══ INPUT FOR THIS TASK ══

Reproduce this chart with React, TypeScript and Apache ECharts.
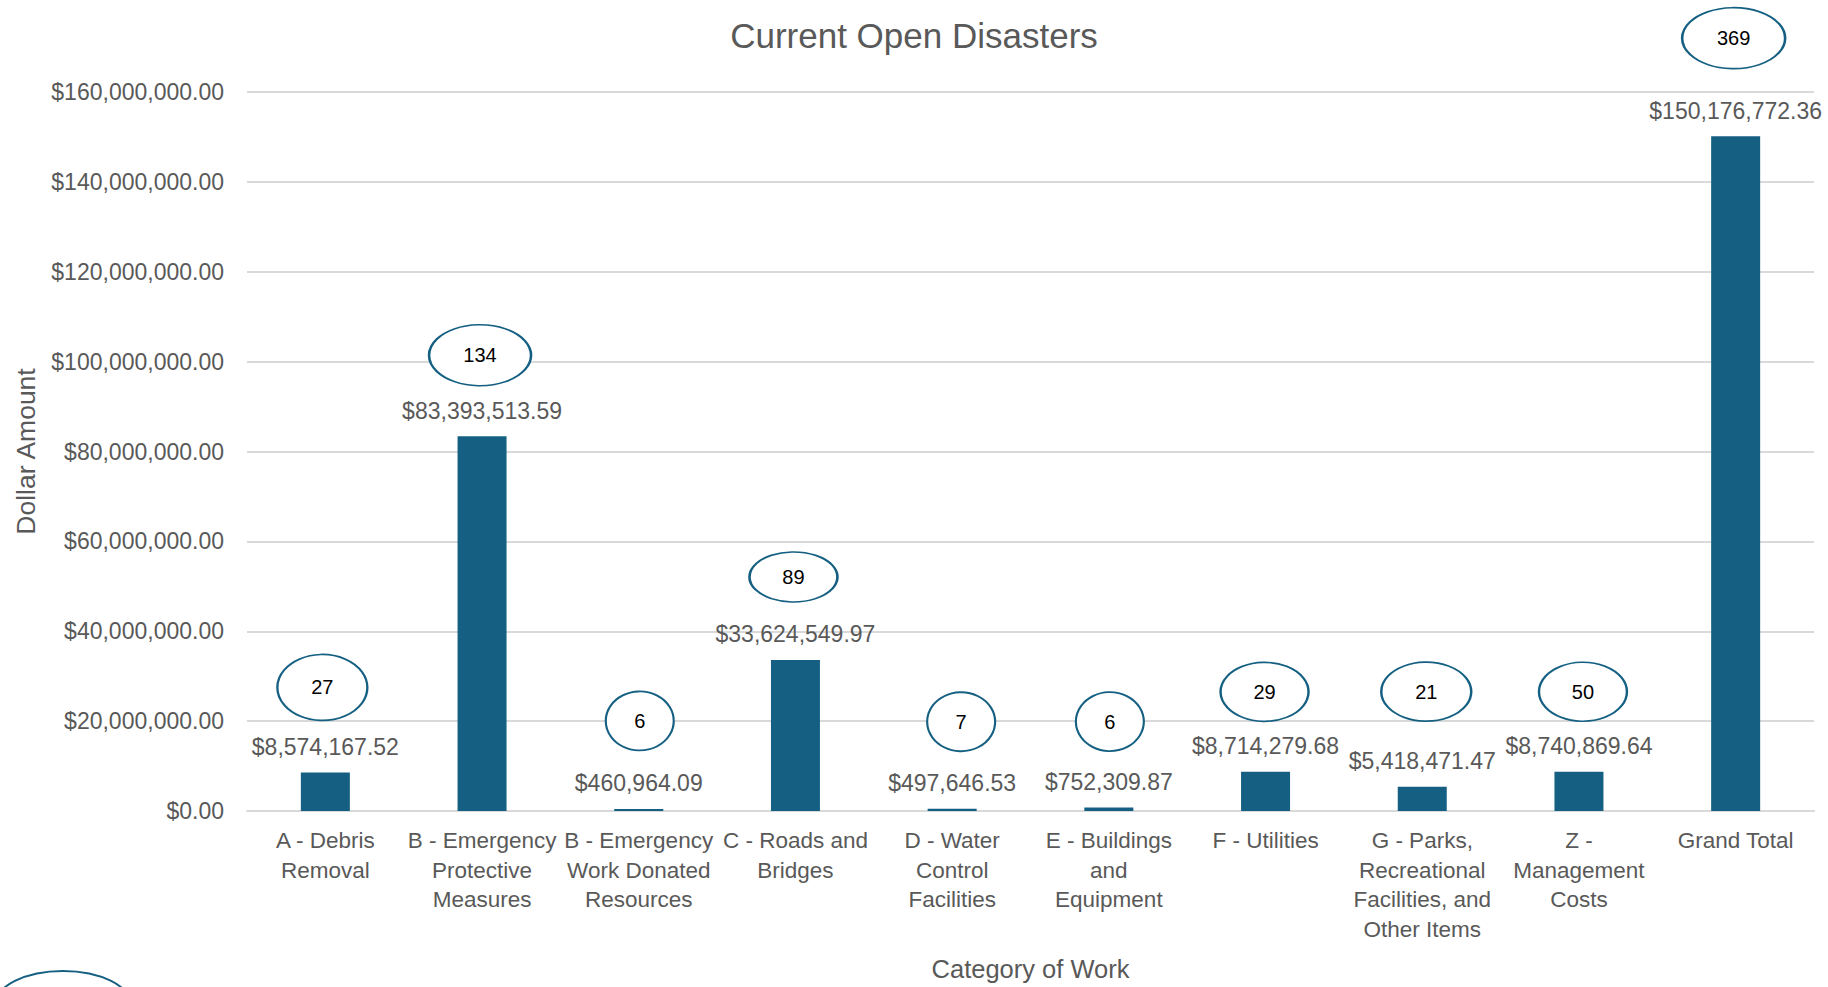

═══
══ INPUT FOR THIS TASK ══

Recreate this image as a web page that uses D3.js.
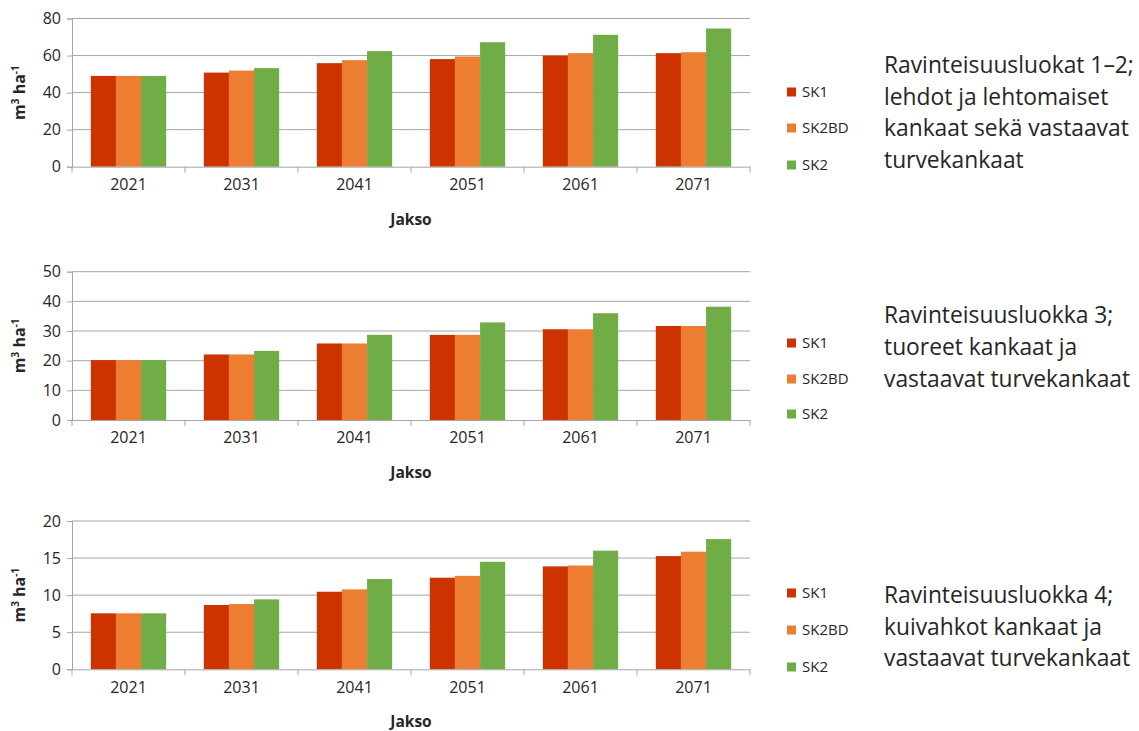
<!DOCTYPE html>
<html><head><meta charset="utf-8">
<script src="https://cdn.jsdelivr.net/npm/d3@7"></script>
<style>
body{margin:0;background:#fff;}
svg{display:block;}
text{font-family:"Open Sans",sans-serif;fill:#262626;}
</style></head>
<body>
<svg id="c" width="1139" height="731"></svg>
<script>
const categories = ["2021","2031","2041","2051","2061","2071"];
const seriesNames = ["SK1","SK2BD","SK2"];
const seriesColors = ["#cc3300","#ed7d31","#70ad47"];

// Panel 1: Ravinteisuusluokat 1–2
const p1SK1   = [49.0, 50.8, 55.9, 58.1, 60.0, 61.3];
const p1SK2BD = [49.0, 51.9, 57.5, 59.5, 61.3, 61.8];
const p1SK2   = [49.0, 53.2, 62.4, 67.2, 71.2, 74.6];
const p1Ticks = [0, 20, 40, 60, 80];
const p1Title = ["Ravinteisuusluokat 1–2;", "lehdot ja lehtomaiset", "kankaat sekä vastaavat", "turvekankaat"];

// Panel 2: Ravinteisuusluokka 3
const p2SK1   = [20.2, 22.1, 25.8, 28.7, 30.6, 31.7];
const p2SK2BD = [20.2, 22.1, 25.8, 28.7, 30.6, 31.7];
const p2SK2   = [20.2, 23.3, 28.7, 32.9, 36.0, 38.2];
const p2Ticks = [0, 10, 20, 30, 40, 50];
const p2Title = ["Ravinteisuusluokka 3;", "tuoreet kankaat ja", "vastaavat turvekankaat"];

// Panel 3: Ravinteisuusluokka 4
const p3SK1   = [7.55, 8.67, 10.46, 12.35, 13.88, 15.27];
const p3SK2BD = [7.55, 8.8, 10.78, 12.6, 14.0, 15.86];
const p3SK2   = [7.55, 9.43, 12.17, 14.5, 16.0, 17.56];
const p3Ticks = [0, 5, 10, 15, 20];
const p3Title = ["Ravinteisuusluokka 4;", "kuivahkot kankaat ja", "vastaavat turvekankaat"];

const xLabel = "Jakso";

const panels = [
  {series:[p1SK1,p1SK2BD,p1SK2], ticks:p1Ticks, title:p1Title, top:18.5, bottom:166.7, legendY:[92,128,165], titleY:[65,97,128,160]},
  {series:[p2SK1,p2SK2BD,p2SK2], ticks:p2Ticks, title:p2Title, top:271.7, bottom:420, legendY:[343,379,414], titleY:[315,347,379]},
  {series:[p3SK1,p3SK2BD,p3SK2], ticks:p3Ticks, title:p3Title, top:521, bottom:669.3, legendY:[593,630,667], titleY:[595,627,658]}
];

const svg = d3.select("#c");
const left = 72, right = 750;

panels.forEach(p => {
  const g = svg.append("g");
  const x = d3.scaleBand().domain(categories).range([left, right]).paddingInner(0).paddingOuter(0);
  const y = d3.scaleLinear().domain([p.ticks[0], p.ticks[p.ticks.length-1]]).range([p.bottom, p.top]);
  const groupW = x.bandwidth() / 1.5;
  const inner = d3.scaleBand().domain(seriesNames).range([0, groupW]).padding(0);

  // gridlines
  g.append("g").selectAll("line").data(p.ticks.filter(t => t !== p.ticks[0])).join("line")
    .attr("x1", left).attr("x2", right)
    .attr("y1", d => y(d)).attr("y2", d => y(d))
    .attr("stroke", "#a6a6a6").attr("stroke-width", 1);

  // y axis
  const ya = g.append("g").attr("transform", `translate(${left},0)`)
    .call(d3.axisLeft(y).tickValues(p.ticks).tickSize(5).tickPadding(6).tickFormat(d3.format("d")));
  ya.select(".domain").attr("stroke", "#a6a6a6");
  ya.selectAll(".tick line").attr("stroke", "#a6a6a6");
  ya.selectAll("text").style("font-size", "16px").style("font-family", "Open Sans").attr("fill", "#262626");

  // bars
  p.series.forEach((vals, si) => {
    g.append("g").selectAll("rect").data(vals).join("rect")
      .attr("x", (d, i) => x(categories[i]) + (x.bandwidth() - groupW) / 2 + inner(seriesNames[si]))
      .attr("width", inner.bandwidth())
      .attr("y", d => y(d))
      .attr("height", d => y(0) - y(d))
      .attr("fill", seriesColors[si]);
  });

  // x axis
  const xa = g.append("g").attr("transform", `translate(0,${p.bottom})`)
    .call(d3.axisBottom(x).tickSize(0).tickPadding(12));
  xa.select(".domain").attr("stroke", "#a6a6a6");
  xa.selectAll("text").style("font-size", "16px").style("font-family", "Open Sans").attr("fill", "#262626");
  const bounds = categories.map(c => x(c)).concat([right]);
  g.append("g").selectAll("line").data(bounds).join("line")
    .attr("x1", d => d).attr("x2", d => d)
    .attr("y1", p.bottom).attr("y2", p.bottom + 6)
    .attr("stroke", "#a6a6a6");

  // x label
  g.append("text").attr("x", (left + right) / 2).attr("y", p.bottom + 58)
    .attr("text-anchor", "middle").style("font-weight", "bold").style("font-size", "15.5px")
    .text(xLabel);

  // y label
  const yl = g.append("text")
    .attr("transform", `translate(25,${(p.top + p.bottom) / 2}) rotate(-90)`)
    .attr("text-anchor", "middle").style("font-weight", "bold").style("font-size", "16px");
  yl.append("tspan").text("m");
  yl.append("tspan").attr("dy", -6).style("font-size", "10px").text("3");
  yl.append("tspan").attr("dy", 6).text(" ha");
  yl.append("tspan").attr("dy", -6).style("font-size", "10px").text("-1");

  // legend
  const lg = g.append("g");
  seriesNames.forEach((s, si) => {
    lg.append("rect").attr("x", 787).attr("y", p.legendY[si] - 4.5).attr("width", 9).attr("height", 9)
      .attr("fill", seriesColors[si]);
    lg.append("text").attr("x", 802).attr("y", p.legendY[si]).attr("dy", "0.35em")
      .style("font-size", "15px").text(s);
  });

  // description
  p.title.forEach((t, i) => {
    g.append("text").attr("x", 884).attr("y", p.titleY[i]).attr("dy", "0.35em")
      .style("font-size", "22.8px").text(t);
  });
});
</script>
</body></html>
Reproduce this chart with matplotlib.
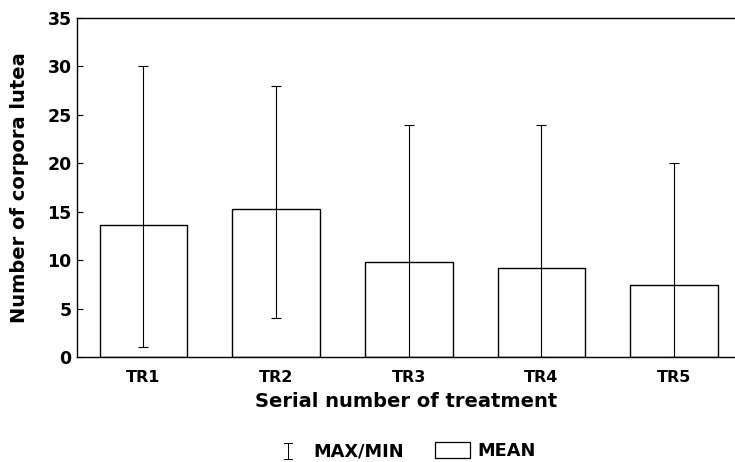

═══

▶ **TASK OBJECTIVE**
Looking at the records above, say how many lines hold the string "with". Write nothing but the number.

▶ **THE SOLUTION**
2